— start —
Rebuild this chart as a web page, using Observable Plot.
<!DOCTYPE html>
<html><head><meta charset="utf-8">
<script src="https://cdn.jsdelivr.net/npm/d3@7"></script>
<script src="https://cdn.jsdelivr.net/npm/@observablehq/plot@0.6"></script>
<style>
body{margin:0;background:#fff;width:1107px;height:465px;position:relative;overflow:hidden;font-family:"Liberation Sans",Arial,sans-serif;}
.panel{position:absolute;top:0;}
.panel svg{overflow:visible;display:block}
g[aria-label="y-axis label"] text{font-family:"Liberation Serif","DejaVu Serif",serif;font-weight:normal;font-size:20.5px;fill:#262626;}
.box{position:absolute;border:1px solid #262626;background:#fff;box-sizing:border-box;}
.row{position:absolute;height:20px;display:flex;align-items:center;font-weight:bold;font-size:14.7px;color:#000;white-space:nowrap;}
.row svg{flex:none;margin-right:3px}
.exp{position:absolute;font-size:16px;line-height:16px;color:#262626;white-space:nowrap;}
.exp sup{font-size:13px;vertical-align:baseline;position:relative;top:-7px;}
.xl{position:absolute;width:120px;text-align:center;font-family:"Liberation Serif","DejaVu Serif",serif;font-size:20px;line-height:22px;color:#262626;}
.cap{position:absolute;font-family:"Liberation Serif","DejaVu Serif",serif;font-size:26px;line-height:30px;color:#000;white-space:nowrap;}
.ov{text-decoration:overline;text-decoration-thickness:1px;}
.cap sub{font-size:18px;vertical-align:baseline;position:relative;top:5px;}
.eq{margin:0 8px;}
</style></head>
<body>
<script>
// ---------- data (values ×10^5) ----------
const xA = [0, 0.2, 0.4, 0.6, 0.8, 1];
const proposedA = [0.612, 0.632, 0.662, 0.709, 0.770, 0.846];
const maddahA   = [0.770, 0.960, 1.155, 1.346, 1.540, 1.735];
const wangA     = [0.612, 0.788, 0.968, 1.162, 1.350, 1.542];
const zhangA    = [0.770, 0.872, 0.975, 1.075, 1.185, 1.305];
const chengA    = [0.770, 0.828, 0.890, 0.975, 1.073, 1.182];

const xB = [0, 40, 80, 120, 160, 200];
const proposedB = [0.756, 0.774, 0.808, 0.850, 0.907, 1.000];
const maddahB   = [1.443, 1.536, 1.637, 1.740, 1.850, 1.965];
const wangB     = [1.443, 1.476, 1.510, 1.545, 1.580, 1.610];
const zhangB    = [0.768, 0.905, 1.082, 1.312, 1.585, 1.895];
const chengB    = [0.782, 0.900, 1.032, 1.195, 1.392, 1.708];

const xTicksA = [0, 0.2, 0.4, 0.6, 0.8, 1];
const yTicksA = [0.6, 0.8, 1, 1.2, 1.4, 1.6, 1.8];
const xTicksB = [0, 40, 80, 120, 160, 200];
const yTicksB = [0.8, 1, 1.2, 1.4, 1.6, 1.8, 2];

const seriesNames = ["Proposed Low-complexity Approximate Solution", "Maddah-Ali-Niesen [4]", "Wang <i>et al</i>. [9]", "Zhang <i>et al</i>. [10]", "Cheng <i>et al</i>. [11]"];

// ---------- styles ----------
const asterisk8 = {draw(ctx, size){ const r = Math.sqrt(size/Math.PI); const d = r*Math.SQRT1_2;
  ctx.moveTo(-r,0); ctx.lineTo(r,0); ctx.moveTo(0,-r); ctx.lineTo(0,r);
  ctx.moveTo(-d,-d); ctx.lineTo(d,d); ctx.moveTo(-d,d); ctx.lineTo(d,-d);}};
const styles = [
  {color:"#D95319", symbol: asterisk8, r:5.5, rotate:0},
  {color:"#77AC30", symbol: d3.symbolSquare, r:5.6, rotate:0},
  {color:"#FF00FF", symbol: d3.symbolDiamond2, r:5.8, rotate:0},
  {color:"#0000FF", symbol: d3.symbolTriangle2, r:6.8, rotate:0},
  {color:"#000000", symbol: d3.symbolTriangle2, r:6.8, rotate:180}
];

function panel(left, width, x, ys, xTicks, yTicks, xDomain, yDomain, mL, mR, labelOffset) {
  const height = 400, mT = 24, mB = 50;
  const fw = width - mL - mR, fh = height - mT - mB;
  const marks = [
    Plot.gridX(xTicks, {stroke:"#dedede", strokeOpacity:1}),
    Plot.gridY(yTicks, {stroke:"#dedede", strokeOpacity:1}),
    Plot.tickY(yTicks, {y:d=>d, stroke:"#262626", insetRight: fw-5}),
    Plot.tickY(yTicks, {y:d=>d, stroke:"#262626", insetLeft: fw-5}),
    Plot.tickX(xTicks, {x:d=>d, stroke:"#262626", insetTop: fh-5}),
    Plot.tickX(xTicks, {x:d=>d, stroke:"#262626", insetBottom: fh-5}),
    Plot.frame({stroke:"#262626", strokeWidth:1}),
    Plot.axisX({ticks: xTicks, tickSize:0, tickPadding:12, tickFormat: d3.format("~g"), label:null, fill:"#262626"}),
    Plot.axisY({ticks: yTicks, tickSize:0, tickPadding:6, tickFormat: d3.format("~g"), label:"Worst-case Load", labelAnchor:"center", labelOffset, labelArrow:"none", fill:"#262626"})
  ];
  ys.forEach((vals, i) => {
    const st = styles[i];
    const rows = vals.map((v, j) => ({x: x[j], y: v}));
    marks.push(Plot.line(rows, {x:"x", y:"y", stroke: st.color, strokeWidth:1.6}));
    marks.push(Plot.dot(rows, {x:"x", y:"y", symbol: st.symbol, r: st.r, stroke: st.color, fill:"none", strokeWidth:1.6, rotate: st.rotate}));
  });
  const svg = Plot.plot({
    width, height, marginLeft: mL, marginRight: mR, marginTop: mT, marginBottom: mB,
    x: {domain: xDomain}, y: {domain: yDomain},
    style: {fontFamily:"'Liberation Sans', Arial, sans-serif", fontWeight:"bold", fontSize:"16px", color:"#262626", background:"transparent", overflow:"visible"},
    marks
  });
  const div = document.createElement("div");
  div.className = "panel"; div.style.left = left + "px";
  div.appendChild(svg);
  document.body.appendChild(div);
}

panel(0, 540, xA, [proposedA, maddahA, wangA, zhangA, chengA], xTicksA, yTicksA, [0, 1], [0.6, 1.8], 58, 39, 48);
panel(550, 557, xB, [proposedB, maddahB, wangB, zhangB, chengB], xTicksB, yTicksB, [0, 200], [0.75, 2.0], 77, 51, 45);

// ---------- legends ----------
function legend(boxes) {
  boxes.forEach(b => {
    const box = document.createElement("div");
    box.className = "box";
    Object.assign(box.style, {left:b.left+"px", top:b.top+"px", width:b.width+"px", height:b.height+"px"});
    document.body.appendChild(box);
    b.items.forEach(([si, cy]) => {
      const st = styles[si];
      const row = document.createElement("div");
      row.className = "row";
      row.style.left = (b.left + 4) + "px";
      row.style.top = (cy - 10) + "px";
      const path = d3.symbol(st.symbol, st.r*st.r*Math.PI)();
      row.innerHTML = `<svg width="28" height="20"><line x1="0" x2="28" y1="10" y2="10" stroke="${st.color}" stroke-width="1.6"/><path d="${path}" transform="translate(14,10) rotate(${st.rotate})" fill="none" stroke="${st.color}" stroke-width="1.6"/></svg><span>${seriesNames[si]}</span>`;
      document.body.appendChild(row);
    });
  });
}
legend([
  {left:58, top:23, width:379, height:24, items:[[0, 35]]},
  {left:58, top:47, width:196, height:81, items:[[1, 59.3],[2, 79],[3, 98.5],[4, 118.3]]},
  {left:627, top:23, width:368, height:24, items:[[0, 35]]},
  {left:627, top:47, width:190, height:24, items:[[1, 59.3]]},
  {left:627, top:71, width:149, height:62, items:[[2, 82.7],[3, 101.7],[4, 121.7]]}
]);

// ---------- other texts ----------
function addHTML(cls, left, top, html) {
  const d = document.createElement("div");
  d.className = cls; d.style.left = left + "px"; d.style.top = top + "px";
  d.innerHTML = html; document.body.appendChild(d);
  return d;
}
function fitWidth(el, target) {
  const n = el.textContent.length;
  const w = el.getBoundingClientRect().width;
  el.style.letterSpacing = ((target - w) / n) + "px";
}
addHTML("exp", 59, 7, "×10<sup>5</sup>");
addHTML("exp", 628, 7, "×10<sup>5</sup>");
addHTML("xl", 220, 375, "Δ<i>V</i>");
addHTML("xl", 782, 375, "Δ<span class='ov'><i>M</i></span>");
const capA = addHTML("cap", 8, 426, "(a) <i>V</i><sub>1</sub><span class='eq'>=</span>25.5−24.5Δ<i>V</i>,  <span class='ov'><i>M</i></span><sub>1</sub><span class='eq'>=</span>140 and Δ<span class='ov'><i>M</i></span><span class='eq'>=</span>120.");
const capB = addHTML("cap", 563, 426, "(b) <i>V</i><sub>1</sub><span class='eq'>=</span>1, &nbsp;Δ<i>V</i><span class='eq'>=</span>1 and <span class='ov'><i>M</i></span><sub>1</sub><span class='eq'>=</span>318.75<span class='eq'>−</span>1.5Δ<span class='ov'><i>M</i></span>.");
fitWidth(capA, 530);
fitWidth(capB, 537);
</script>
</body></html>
— end —
● What to produce
Everything from the first line of the material through the line containing "1.195, 1.392, 1.708];" is to be printed exactly; lines after that are to be left out.

● The result
Rebuild this chart as a web page, using Observable Plot.
<!DOCTYPE html>
<html><head><meta charset="utf-8">
<script src="https://cdn.jsdelivr.net/npm/d3@7"></script>
<script src="https://cdn.jsdelivr.net/npm/@observablehq/plot@0.6"></script>
<style>
body{margin:0;background:#fff;width:1107px;height:465px;position:relative;overflow:hidden;font-family:"Liberation Sans",Arial,sans-serif;}
.panel{position:absolute;top:0;}
.panel svg{overflow:visible;display:block}
g[aria-label="y-axis label"] text{font-family:"Liberation Serif","DejaVu Serif",serif;font-weight:normal;font-size:20.5px;fill:#262626;}
.box{position:absolute;border:1px solid #262626;background:#fff;box-sizing:border-box;}
.row{position:absolute;height:20px;display:flex;align-items:center;font-weight:bold;font-size:14.7px;color:#000;white-space:nowrap;}
.row svg{flex:none;margin-right:3px}
.exp{position:absolute;font-size:16px;line-height:16px;color:#262626;white-space:nowrap;}
.exp sup{font-size:13px;vertical-align:baseline;position:relative;top:-7px;}
.xl{position:absolute;width:120px;text-align:center;font-family:"Liberation Serif","DejaVu Serif",serif;font-size:20px;line-height:22px;color:#262626;}
.cap{position:absolute;font-family:"Liberation Serif","DejaVu Serif",serif;font-size:26px;line-height:30px;color:#000;white-space:nowrap;}
.ov{text-decoration:overline;text-decoration-thickness:1px;}
.cap sub{font-size:18px;vertical-align:baseline;position:relative;top:5px;}
.eq{margin:0 8px;}
</style></head>
<body>
<script>
// ---------- data (values ×10^5) ----------
const xA = [0, 0.2, 0.4, 0.6, 0.8, 1];
const proposedA = [0.612, 0.632, 0.662, 0.709, 0.770, 0.846];
const maddahA   = [0.770, 0.960, 1.155, 1.346, 1.540, 1.735];
const wangA     = [0.612, 0.788, 0.968, 1.162, 1.350, 1.542];
const zhangA    = [0.770, 0.872, 0.975, 1.075, 1.185, 1.305];
const chengA    = [0.770, 0.828, 0.890, 0.975, 1.073, 1.182];

const xB = [0, 40, 80, 120, 160, 200];
const proposedB = [0.756, 0.774, 0.808, 0.850, 0.907, 1.000];
const maddahB   = [1.443, 1.536, 1.637, 1.740, 1.850, 1.965];
const wangB     = [1.443, 1.476, 1.510, 1.545, 1.580, 1.610];
const zhangB    = [0.768, 0.905, 1.082, 1.312, 1.585, 1.895];
const chengB    = [0.782, 0.900, 1.032, 1.195, 1.392, 1.708];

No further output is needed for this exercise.